The hand-tuned objective in Code 34.2.1 is giving way to learned placement. A active line uses deep reinforcement learning to decide offloading and resource allocation jointly across the device, fog, and cloud tiers, with the agent observing live channel quality, queue depth, and battery state and outputting a placement that minimizes long-run latency and energy, rather than re-solving a static optimization per request. A parallel thread studies hierarchical and clustered federated learning that uses the fog tier as a structural component (client-edge-cloud HierFAVG and its descendants), showing that a middle aggregation layer cuts both communication rounds and wide-area traffic while improving convergence under the non-IID, intermittently connected clients that real edge fleets present. A third frontier integrates MEC offloading with split inference of large models, so the device, the 5G base station, and the cloud each run a contiguous slice of one transformer, the joint device-fog-cloud generalization of the split-computing idea that Section 34.4 takes up next.

You now have the middle tier in full: what it is (locality-defined compute between device and cloud), why it exists (latency, backhaul, regional coordination, autonomy), how AI workloads map onto it (regional serving, hierarchical aggregation, stream pre-processing), and a cost model that decides placement request by request. The next section turns to the bottom of the hierarchy, the device itself, and the techniques that make a model small and fast enough to run there at all.

Exercise 34.2.1: Which Tier, and Why Conceptual

For each workload, state whether you would place it primarily on the device, the fog, or the cloud, and name which of the four pressures from Section 2 (latency, backhaul, regional coordination, autonomy) drives your choice: (a) the collision-avoidance loop on an autonomous forklift; (b) nightly retraining of the perception model on a month of fleet data; (c) merging the lane-occupancy observations of all vehicles at one intersection into a signal-timing decision; (d) a wearable's step counter that must run for a week on one charge. Explain why placing each on the wrong tier would fail.

Exercise 34.2.2: When the Split Starts to Win Coding

Starting from Code 34.2.1, the "split: fog tail" candidate lost because its 1.5 MB feature tensor was larger than the 0.30 MB raw frame. Sweep the intermediate size feat_mb from 0.05 to 1.5 MB and find the threshold below which the split beats "offload all to fog" on the combined objective. Then add device head-compute energy to the split candidate (the device now runs part of $W$, so it pays $e_t$ on that share) and show how the threshold moves. Explain in one sentence what property of a neural network determines whether a fog cut is worth making.

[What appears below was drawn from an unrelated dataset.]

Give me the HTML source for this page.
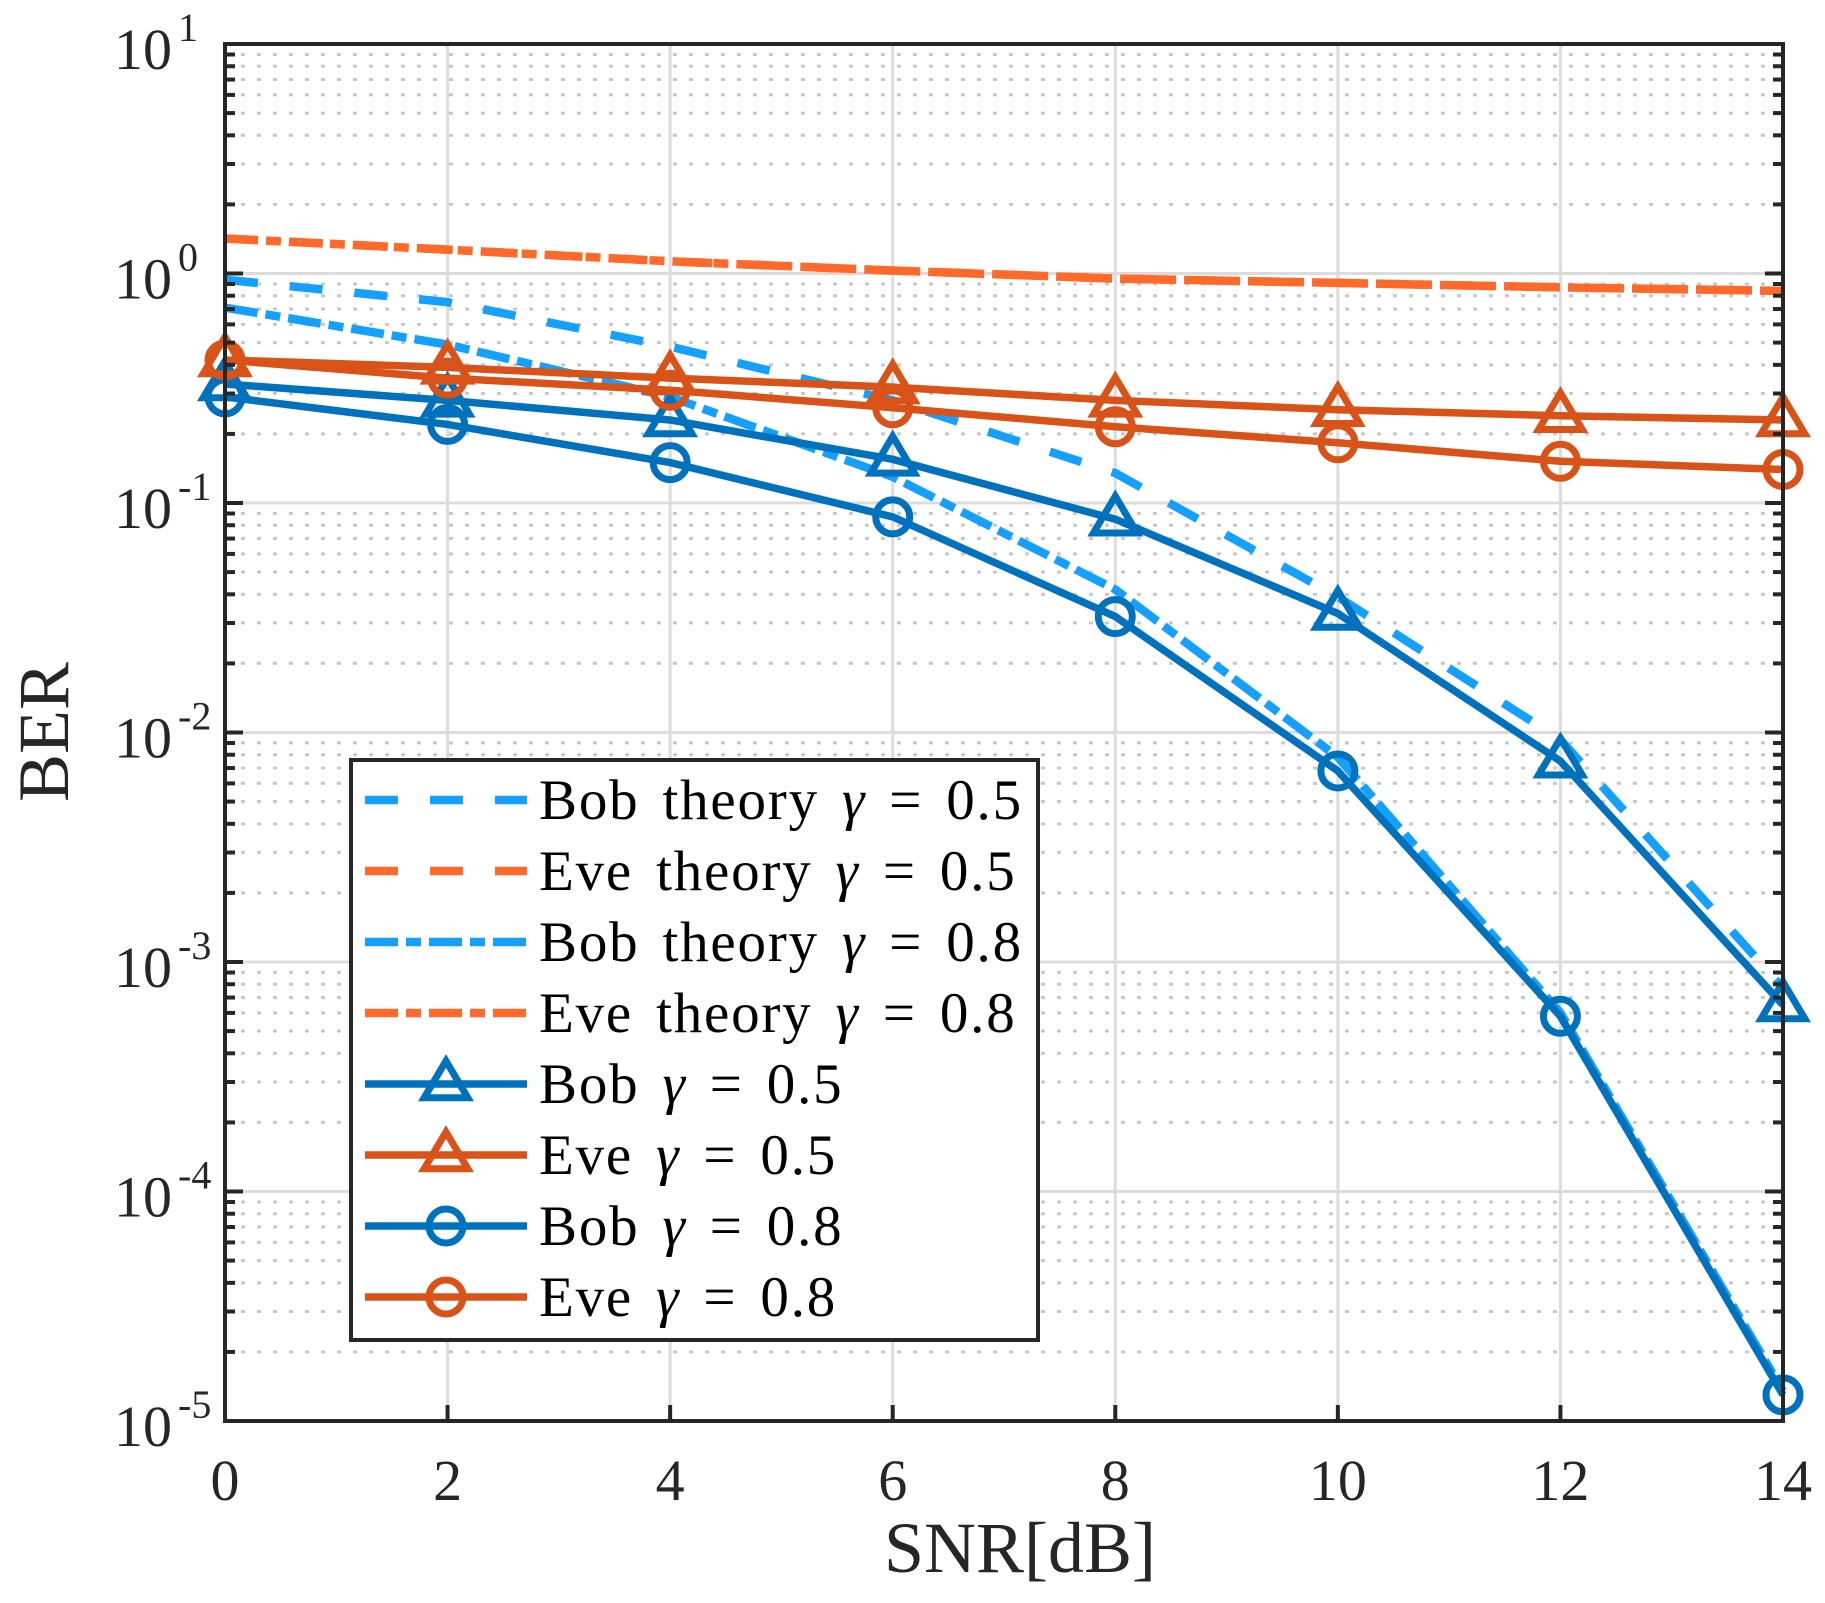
<!DOCTYPE html>
<html><head><meta charset="utf-8"><style>
html,body{margin:0;padding:0;background:#fff;}
svg{display:block;font-family:"Liberation Serif",serif;}
</style></head><body>
<svg id="chart" width="1825" height="1603" viewBox="0 0 1825 1603">
<g id="grid"></g>
<g id="series"></g>
<rect x="225" y="44" width="1558" height="1377" fill="none" stroke="#262626" stroke-width="4"/>
<g id="ticks"></g>
<text x="1020" y="1572" font-size="72" text-anchor="middle" fill="#262626">SNR[dB]</text>
<text transform="translate(68,732) rotate(-90)" font-size="72" text-anchor="middle" fill="#262626">BER</text>
<g id="legend"></g>
</svg>
<script>
const snr = [0,2,4,6,8,10,12,14];
const xTicks = [0,2,4,6,8,10,12,14];
const yExps = [-5,-4,-3,-2,-1,0,1];
const bobTheory05 = [0.94,0.75,0.48,0.28,0.135,0.039,0.0093,0.00077];
const eveTheory05 = [1.42,1.27,1.13,1.03,0.95,0.91,0.87,0.84];
const bobTheory08 = [0.71,0.49,0.29,0.13,0.042,0.0078,0.0006,0.0000135];
const eveTheory08 = [1.42,1.27,1.13,1.03,0.95,0.91,0.87,0.84];
const bob05 = [0.33,0.28,0.23,0.155,0.085,0.033,0.0075,0.00065];
const eve05 = [0.42,0.39,0.35,0.32,0.28,0.255,0.24,0.23];
const bob08 = [0.29,0.22,0.15,0.087,0.032,0.0068,0.00058,0.000013];
const eve08 = [0.42,0.35,0.31,0.26,0.215,0.183,0.152,0.14];

const NS='http://www.w3.org/2000/svg';
const L=225,R=1783,T=44,B=1421;
const X=v=>L+(v-0)/(14-0)*(R-L);
const Y=v=>B-(Math.log10(v)+5)/6*(B-T);
function mk(tag,attrs,parent){const e=document.createElementNS(NS,tag);for(const k in attrs)e.setAttribute(k,attrs[k]);parent.appendChild(e);return e;}
const grid=document.getElementById('grid'),ticks=document.getElementById('ticks'),ser=document.getElementById('series'),leg=document.getElementById('legend');

for(const t of xTicks){
  const g=mk('line',{x1:X(t),x2:X(t),y1:T,y2:B,stroke:'#dcdcdc','stroke-width':3},grid);
  
  
  const tk=mk('line',{x1:X(t),x2:X(t),y1:B,y2:B-16,stroke:'#262626','stroke-width':4},ticks);
  
  
  const lb=mk('text',{x:X(t),y:1500,'font-size':58,'text-anchor':'middle',fill:'#262626'},ticks);
  lb.textContent=t;
  
  
}
for(const e of yExps){
  const y=Y(Math.pow(10,e));
  if(e>-5&&e<1){
    const g=mk('line',{x1:L,x2:R,y1:y,y2:y,stroke:'#dcdcdc','stroke-width':3},grid);
    
    
  }
  const tk=mk('line',{x1:L,x2:L+18,y1:y,y2:y,stroke:'#262626','stroke-width':4},ticks);
  
  
  const tk2=mk('line',{x1:R,x2:R-18,y1:y,y2:y,stroke:'#262626','stroke-width':4},ticks);
  
  
  const lb=mk('text',{x:172,y:y+25,'font-size':58,'text-anchor':'end',fill:'#262626'},ticks);
  lb.textContent='10';
  
  
  const sp=mk('text',{x:178,y:y-3,'font-size':40,'text-anchor':'start',fill:'#262626'},ticks);
  sp.textContent=String(e);
  
  
  if(e<1){for(let m=2;m<=9;m++){
    const yy=Y(m*Math.pow(10,e));
    const g=mk('line',{x1:L,x2:R,y1:yy,y2:yy,stroke:'#c8c8c8','stroke-width':3,'stroke-dasharray':'4 12'},grid);
    
    
    const mt=mk('line',{x1:L,x2:L+10,y1:yy,y2:yy,stroke:'#262626','stroke-width':4},ticks);
    
    
    const mt2=mk('line',{x1:R,x2:R-10,y1:yy,y2:yy,stroke:'#262626','stroke-width':4},ticks);
    
    
  }}
}

const series=[
 {name:'bob-theory-0-5',label:'Bob theory',g:'0.5',d:bobTheory05,c:'#14a0ff',dash:'33 32',m:null},
 {name:'eve-theory-0-5',label:'Eve theory',g:'0.5',d:eveTheory05,c:'#ff6a2a',dash:'33 32',m:null},
 {name:'bob-theory-0-8',label:'Bob theory',g:'0.8',d:bobTheory08,c:'#14a0ff',dash:'33 8 15 8',m:null},
 {name:'eve-theory-0-8',label:'Eve theory',g:'0.8',d:eveTheory08,c:'#ff6a2a',dash:'33 8 15 8',m:null},
 {name:'bob-0-5',label:'Bob',g:'0.5',d:bob05,c:'#0072bd',dash:null,m:'tri'},
 {name:'eve-0-5',label:'Eve',g:'0.5',d:eve05,c:'#d95319',dash:null,m:'tri'},
 {name:'bob-0-8',label:'Bob',g:'0.8',d:bob08,c:'#0072bd',dash:null,m:'circ'},
 {name:'eve-0-8',label:'Eve',g:'0.8',d:eve08,c:'#d95319',dash:null,m:'circ'}
];
function marker(type,x,y,c,parent,name){
  let e;
  if(type==='tri'){const r=23;e=mk('polygon',{points:`${x},${y-r} ${x+r*0.95},${y+r*0.6} ${x-r*0.95},${y+r*0.6}`,fill:'none',stroke:c,'stroke-width':7},parent);}
  else {e=mk('circle',{cx:x,cy:y,r:17,fill:'none',stroke:c,'stroke-width':7},parent);}
  
  
}
for(const s of series){
  const pts=s.d.map((v,i)=>X(snr[i])+','+Y(v)).join(' ');
  const a={points:pts,fill:'none',stroke:s.c,'stroke-width':s.m?7.5:8.5};
  if(s.dash)a['stroke-dasharray']=s.dash;
  const pl=mk('polyline',a,ser);
  
  
  if(s.m)s.d.forEach((v,i)=>marker(s.m,X(snr[i]),Y(v),s.c,ser,s.name+'-marker'));
}
const lb=mk('rect',{x:351,y:760,width:687,height:580,fill:'#fff',stroke:'#262626','stroke-width':4},leg);


series.forEach((s,i)=>{
  const y=800+i*71;
  const g=mk('g',{},leg);
  
  
  const a={x1:365,x2:527,y1:y,y2:y,stroke:s.c,'stroke-width':s.m?7.5:8.5};
  if(s.dash)a['stroke-dasharray']=s.dash;
  const ln=mk('line',a,g);
  
  
  if(s.m)marker(s.m,446,y,s.c,g,'legend-marker');
  const t=mk('text',{x:539,y:y+19,'font-size':57,fill:'#000','letter-spacing':1.8,'word-spacing':7},g);
  
  
  t.appendChild(document.createTextNode(s.label+' '));
  const ts=mk('tspan',{'font-style':'italic'},t);
  ts.textContent='γ';
  t.appendChild(document.createTextNode(' = '+s.g));
});
</script>
</body></html>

Exercise 34.2.3: The Backhaul Savings of Hierarchical Aggregation Analysis

A federated fleet has $N = 10{,}000$ devices, each producing a model update of $M = 8$ MB per round. Compare two topologies: (a) every device sends its update directly to the cloud aggregator; (b) the devices are partitioned across 100 fog nodes of 100 devices each, every fog node averages its neighborhood into one $M$-byte partial, and forwards only that to the cloud. Compute the bytes crossing the wide-area link per round under each topology, and the fan-in (number of incoming connections) the cloud aggregator must handle. Using the sum-of-sums argument from Section 3, confirm the global average is identical in both topologies, and state the one quantity the fog tier reduces by a factor of 100.